Over and over again, Roddenberry and his crew explored not so much "strange worlds and new civilizations" but rather the all too human failings of the crew. The show imagined a future where we sought out our place in the Universe and where war was anathema; violence used only as a last resort. Kirk's future society disdained nation building. They stayed out of people's cultures Much of "Star Trek" (and the series that came after) reflected not aliens and phasers but the way we carried our foibles and failings with us into outer space. These concepts are not "alien" concepts - they're human. They're us warts and all but we just also happen to be warping between galaxies.
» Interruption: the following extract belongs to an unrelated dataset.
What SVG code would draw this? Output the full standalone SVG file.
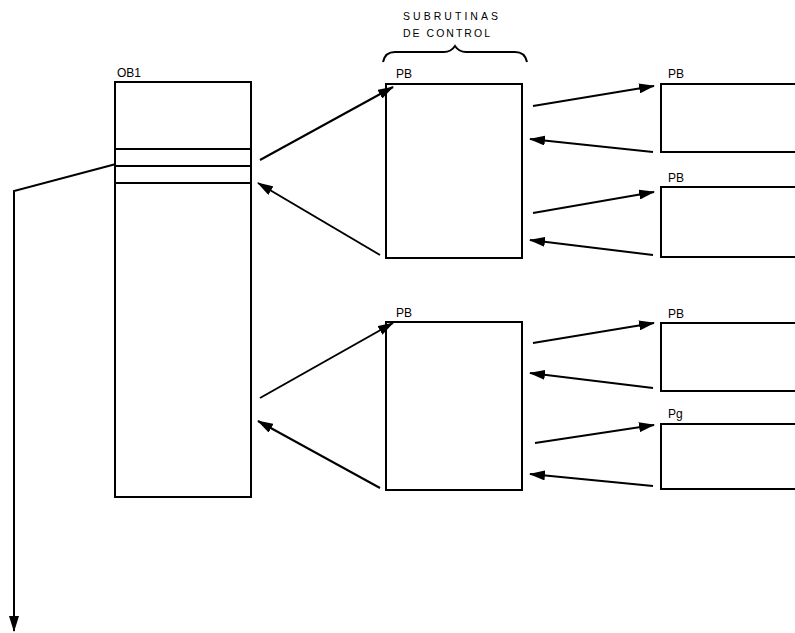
<svg xmlns="http://www.w3.org/2000/svg" width="795" height="633" viewBox="0 0 795 633">
<style>
.box{fill:none;stroke:#000;stroke-width:2}
.ln{fill:none;stroke:#000;stroke-width:2}
.lbl{font-family:"Liberation Sans",Arial,sans-serif;font-size:12px;fill:#000}
.ttl{font-family:"Liberation Sans",Arial,sans-serif;font-size:10.5px;fill:#000}
.arr{fill:none;stroke:#000;stroke-width:2;marker-end:url(#ah)}
</style>
<defs>
<marker id="ah" viewBox="0 0 16 10" refX="15" refY="5" markerWidth="16" markerHeight="10" markerUnits="userSpaceOnUse" orient="auto">
<path d="M0,0 L16,5 L0,10 Z" fill="#000"/>
</marker>
</defs>
<rect width="795" height="633" fill="#fff"/>
<g id="title">
<text class="ttl" x="403" y="20" textLength="95" lengthAdjust="spacing">SUBRUTINAS</text>
<text class="ttl" x="403" y="37" textLength="87" lengthAdjust="spacing">DE CONTROL</text>
<path class="ln" d="M383,62 Q385,52 395,52 L444,52 Q451,52 455,46 Q459,52 466,52 L515,52 Q525,52 527,62" stroke-width="1.5"/>
</g>
<g id="ob1">
<text class="lbl" x="117" y="77">OB1</text>
<rect class="box" x="115" y="82" width="136" height="415"/>
<line class="ln" x1="115" y1="149" x2="251" y2="149"/>
<line class="ln" x1="115" y1="166" x2="251" y2="166"/>
<line class="ln" x1="115" y1="183" x2="251" y2="183"/>
</g>
<g id="pb1">
<text class="lbl" x="396" y="78">PB</text>
<rect class="box" x="386" y="84" width="136" height="174"/>
</g>
<g id="pb2">
<text class="lbl" x="396" y="317">PB</text>
<rect class="box" x="386" y="322" width="136" height="168"/>
</g>
<g id="pb3">
<text class="lbl" x="668" y="78">PB</text>
<rect class="box" x="661" y="84" width="140" height="68"/>
</g>
<g id="pb4">
<text class="lbl" x="668" y="182">PB</text>
<rect class="box" x="661" y="187" width="140" height="70"/>
</g>
<g id="pb5">
<text class="lbl" x="668" y="318">PB</text>
<rect class="box" x="661" y="323" width="140" height="68"/>
</g>
<g id="pb6">
<text class="lbl" x="668" y="418">Pg</text>
<rect class="box" x="661" y="424" width="140" height="65"/>
</g>
<g id="connectors">
<line class="arr" x1="260" y1="160" x2="393" y2="87"/>
<line class="arr" x1="380" y1="255" x2="258" y2="183"/>
<line class="arr" x1="260" y1="398" x2="393" y2="323"/>
<line class="arr" x1="380" y1="488" x2="258" y2="421"/>
<line class="arr" x1="533" y1="106" x2="654" y2="86"/>
<line class="arr" x1="653" y1="152" x2="530" y2="139"/>
<line class="arr" x1="533" y1="213" x2="654" y2="192"/>
<line class="arr" x1="653" y1="255" x2="530" y2="240"/>
<line class="arr" x1="533" y1="343" x2="654" y2="323"/>
<line class="arr" x1="653" y1="388" x2="530" y2="373"/>
<line class="arr" x1="535" y1="443" x2="654" y2="425"/>
<line class="arr" x1="653" y1="486" x2="530" y2="474"/>
<polyline class="arr" points="116,164 14,191 14,631"/>
</g>
</svg>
Now I"m not really saying anything new here. I'm sure any number of people have pointed a lot of this out in other forums. The point of this is that "Passengers" was roundly booed by the critics. Many pointed out that it was basically a "stalker film in outer space." "A light-hearted romance with terrible underpinnings." "A story that implies "bigness" but delivers small."
And, your point?
Isn't this what science fiction is? All those criticisms are true in one form or another. But that's exactly the point. Would this story have worked better in NYC in present day? Actually, you couldn't even do this story in any other setting but a generation ship on a 130 year voyage because of the persistent and relentless isolation of Chris Pratt's character. Imagine if you were the Pratt character faced with a lifetime of isolation with just a robot bartender for your companion? Imagine having thousands of people within arm's reach and not being able to talk to any of them. A communication back to Earth, round trip, would take 57 years. You're alone and likely to die that way. Wow. I cannot fathom it. But Jon Spaihts did - brilliantly in my opinion.
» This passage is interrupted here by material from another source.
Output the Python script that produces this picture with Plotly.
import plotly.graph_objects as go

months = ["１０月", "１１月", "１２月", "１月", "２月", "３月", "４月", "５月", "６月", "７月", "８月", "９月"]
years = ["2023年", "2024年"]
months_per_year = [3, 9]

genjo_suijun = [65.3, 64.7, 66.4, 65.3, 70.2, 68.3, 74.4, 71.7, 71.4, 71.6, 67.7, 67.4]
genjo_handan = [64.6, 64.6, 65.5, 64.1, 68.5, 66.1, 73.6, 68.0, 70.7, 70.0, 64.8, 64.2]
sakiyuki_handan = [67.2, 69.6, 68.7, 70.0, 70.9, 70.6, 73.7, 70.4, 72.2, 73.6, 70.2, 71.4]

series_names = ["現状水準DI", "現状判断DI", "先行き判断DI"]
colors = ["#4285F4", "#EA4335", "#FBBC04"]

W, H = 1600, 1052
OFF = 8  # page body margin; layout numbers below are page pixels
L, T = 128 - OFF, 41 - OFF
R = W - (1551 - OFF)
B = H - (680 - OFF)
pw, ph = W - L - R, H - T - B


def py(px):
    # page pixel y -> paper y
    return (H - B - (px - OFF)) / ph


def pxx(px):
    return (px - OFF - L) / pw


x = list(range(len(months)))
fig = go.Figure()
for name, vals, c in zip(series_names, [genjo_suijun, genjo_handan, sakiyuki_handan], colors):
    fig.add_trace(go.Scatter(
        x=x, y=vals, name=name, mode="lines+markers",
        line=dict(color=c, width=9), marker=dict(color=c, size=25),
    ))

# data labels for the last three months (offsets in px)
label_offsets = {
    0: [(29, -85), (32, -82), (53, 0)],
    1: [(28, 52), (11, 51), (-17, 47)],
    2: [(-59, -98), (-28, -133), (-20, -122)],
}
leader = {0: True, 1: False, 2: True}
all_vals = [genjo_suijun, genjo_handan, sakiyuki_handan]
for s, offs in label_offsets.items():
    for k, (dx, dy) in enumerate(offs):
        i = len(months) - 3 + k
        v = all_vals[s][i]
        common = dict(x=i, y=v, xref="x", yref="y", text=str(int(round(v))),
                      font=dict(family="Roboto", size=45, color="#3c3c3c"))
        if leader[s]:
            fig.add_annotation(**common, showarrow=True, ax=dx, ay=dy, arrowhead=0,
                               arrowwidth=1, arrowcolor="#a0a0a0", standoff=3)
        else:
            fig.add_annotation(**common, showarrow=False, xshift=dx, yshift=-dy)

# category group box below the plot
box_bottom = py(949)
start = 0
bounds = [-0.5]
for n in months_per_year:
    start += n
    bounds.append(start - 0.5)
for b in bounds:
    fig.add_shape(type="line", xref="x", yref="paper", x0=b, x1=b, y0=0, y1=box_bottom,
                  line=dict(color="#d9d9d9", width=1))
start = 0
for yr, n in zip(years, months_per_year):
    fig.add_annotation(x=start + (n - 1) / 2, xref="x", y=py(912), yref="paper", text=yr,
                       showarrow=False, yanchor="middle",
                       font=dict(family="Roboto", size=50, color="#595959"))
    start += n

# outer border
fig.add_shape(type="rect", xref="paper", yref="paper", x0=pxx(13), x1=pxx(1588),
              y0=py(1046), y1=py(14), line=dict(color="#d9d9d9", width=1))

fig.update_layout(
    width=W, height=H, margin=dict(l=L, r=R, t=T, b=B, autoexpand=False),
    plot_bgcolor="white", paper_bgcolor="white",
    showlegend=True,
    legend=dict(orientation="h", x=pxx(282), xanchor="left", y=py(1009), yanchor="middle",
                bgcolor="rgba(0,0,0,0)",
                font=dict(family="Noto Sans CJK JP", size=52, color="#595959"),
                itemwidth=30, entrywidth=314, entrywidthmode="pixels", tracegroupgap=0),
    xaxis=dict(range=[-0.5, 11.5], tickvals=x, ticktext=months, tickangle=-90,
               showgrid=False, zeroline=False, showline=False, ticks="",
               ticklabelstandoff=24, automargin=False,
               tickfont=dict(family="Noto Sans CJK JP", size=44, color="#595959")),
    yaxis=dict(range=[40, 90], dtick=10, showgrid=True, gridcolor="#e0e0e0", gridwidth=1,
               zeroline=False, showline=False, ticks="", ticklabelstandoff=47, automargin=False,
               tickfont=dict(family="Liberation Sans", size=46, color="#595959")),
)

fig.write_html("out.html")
The whole point of the effing movie is that we, as pack animals, will do desperate, horrible things not to be alone. And yet, we can be redeemed by our actions. That what Spaihts showed. I just don't get how the critics weren't terribly moved by Pratt's desperately flawed character. How you couldn't imagine Jennifer Lawrence's horror and despair. My god this film kicked me in the nads over and over again as I stalked the corridors of this massive spaceship and watched little robots scurrying about doing mindless work but at least with purpose. Something that both characters had to discover.
But that's just me.
Sicience fiction allows explorations that other genres don't. And if you're watching a film that takes place in a world that doesn't exist, even if it doesn't have future tech or aliens - that's science fiction. Because scifi isn't, as I've expressed, about the flashy, outer stuff - it's about the dark, cold, ugly inner stuff and rising above or falling under those inner themes.
I see hope in television which is putting on more and more thematically-based science fiction since production costs are a consideration. This is great news for fanboys like me who love to explore both the inner and outer worlds; to stand on the deck of a starship and regret leaving friends and family to explore space. I want the total immersion and it's my opinion that people do too. It's one of the reasons I became a writer and the main reason I remain a fan of scifi.
Until you can consistently find that those immersions, there's so much great scifi out in books. Read! You have all the masters who defined the genre in the early and middle parts of the last century like Bradbury, McCaffrey, Brunner and scores of others, and the ones who have continued like Gaiman, Leckie, Stephenson, and on and on.
Explore those strange new worlds and civilizations - both inside you and outside you.
And watch "Passengers" when it comes to streaming. It's a beautiful and painful science fiction story - but no aliens. Sorry.